=== AIM OF THE TASK ===
Output all the data exactly. Pictures do not belong in the copy.

--- BEGIN DATA EXCERPT ---

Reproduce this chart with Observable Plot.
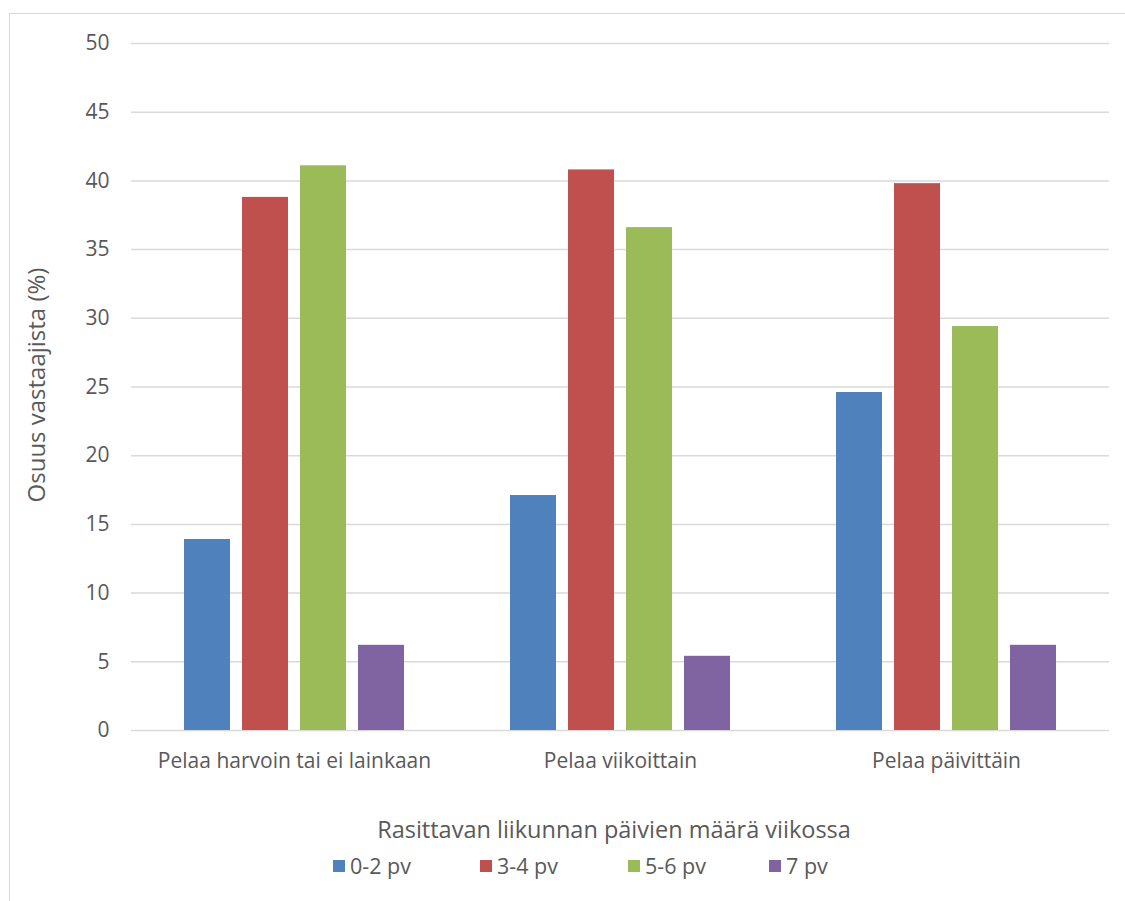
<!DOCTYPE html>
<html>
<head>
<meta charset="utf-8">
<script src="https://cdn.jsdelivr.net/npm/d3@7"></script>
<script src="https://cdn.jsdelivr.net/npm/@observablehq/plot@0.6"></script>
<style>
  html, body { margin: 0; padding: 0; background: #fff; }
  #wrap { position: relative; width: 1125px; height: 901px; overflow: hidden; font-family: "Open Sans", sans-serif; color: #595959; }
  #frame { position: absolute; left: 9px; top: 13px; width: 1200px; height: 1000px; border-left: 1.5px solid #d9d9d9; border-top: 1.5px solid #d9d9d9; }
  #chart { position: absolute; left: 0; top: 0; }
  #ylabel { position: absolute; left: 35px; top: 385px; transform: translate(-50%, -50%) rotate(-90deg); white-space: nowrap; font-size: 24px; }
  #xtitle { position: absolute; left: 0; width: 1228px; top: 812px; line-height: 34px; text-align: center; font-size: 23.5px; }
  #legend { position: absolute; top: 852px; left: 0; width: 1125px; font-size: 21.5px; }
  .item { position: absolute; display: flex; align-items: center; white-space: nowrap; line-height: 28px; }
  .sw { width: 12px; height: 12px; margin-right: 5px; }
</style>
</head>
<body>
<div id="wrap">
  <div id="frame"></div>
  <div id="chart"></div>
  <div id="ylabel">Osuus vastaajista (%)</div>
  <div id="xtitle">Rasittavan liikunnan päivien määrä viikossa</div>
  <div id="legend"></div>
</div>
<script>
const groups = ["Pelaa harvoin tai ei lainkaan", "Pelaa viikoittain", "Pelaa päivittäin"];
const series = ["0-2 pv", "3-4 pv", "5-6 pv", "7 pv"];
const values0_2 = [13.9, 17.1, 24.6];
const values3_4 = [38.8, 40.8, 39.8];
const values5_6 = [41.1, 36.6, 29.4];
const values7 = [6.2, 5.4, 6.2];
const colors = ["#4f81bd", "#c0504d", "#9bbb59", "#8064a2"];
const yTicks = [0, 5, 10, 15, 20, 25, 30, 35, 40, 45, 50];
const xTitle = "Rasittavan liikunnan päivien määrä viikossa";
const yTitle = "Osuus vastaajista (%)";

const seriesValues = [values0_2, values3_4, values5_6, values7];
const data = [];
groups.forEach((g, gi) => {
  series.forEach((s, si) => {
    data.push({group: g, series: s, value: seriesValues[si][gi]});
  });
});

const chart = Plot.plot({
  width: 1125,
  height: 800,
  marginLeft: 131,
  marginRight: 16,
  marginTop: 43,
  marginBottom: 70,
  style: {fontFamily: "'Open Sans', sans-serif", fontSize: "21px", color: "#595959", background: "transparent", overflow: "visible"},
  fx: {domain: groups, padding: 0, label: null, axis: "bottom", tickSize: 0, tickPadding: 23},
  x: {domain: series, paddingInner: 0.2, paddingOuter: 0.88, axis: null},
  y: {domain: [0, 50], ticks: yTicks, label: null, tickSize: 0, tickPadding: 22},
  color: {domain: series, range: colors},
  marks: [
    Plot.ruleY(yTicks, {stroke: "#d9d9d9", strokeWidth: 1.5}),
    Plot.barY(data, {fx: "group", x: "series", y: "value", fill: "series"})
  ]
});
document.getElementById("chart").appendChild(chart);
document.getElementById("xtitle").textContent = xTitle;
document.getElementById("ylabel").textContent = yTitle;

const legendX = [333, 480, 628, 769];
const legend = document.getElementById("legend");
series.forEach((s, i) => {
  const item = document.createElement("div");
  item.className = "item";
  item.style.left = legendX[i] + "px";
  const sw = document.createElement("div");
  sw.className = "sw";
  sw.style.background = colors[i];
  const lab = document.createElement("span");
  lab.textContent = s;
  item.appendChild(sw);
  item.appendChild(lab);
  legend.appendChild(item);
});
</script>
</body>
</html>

--- END DATA EXCERPT ---

=== RESPONSE ===
Reproduce this chart with Observable Plot.
<!DOCTYPE html>
<html>
<head>
<meta charset="utf-8">
<script src="https://cdn.jsdelivr.net/npm/d3@7"></script>
<script src="https://cdn.jsdelivr.net/npm/@observablehq/plot@0.6"></script>
<style>
  html, body { margin: 0; padding: 0; background: #fff; }
  #wrap { position: relative; width: 1125px; height: 901px; overflow: hidden; font-family: "Open Sans", sans-serif; color: #595959; }
  #frame { position: absolute; left: 9px; top: 13px; width: 1200px; height: 1000px; border-left: 1.5px solid #d9d9d9; border-top: 1.5px solid #d9d9d9; }
  #chart { position: absolute; left: 0; top: 0; }
  #ylabel { position: absolute; left: 35px; top: 385px; transform: translate(-50%, -50%) rotate(-90deg); white-space: nowrap; font-size: 24px; }
  #xtitle { position: absolute; left: 0; width: 1228px; top: 812px; line-height: 34px; text-align: center; font-size: 23.5px; }
  #legend { position: absolute; top: 852px; left: 0; width: 1125px; font-size: 21.5px; }
  .item { position: absolute; display: flex; align-items: center; white-space: nowrap; line-height: 28px; }
  .sw { width: 12px; height: 12px; margin-right: 5px; }
</style>
</head>
<body>
<div id="wrap">
  <div id="frame"></div>
  <div id="chart"></div>
  <div id="ylabel">Osuus vastaajista (%)</div>
  <div id="xtitle">Rasittavan liikunnan päivien määrä viikossa</div>
  <div id="legend"></div>
</div>
<script>
const groups = ["Pelaa harvoin tai ei lainkaan", "Pelaa viikoittain", "Pelaa päivittäin"];
const series = ["0-2 pv", "3-4 pv", "5-6 pv", "7 pv"];
const values0_2 = [13.9, 17.1, 24.6];
const values3_4 = [38.8, 40.8, 39.8];
const values5_6 = [41.1, 36.6, 29.4];
const values7 = [6.2, 5.4, 6.2];
const colors = ["#4f81bd", "#c0504d", "#9bbb59", "#8064a2"];
const yTicks = [0, 5, 10, 15, 20, 25, 30, 35, 40, 45, 50];
const xTitle = "Rasittavan liikunnan päivien määrä viikossa";
const yTitle = "Osuus vastaajista (%)";

const seriesValues = [values0_2, values3_4, values5_6, values7];
const data = [];
groups.forEach((g, gi) => {
  series.forEach((s, si) => {
    data.push({group: g, series: s, value: seriesValues[si][gi]});
  });
});

const chart = Plot.plot({
  width: 1125,
  height: 800,
  marginLeft: 131,
  marginRight: 16,
  marginTop: 43,
  marginBottom: 70,
  style: {fontFamily: "'Open Sans', sans-serif", fontSize: "21px", color: "#595959", background: "transparent", overflow: "visible"},
  fx: {domain: groups, padding: 0, label: null, axis: "bottom", tickSize: 0, tickPadding: 23},
  x: {domain: series, paddingInner: 0.2, paddingOuter: 0.88, axis: null},
  y: {domain: [0, 50], ticks: yTicks, label: null, tickSize: 0, tickPadding: 22},
  color: {domain: series, range: colors},
  marks: [
    Plot.ruleY(yTicks, {stroke: "#d9d9d9", strokeWidth: 1.5}),
    Plot.barY(data, {fx: "group", x: "series", y: "value", fill: "series"})
  ]
});
document.getElementById("chart").appendChild(chart);
document.getElementById("xtitle").textContent = xTitle;
document.getElementById("ylabel").textContent = yTitle;

const legendX = [333, 480, 628, 769];
const legend = document.getElementById("legend");
series.forEach((s, i) => {
  const item = document.createElement("div");
  item.className = "item";
  item.style.left = legendX[i] + "px";
  const sw = document.createElement("div");
  sw.className = "sw";
  sw.style.background = colors[i];
  const lab = document.createElement("span");
  lab.textContent = s;
  item.appendChild(sw);
  item.appendChild(lab);
  legend.appendChild(item);
});
</script>
</body>
</html>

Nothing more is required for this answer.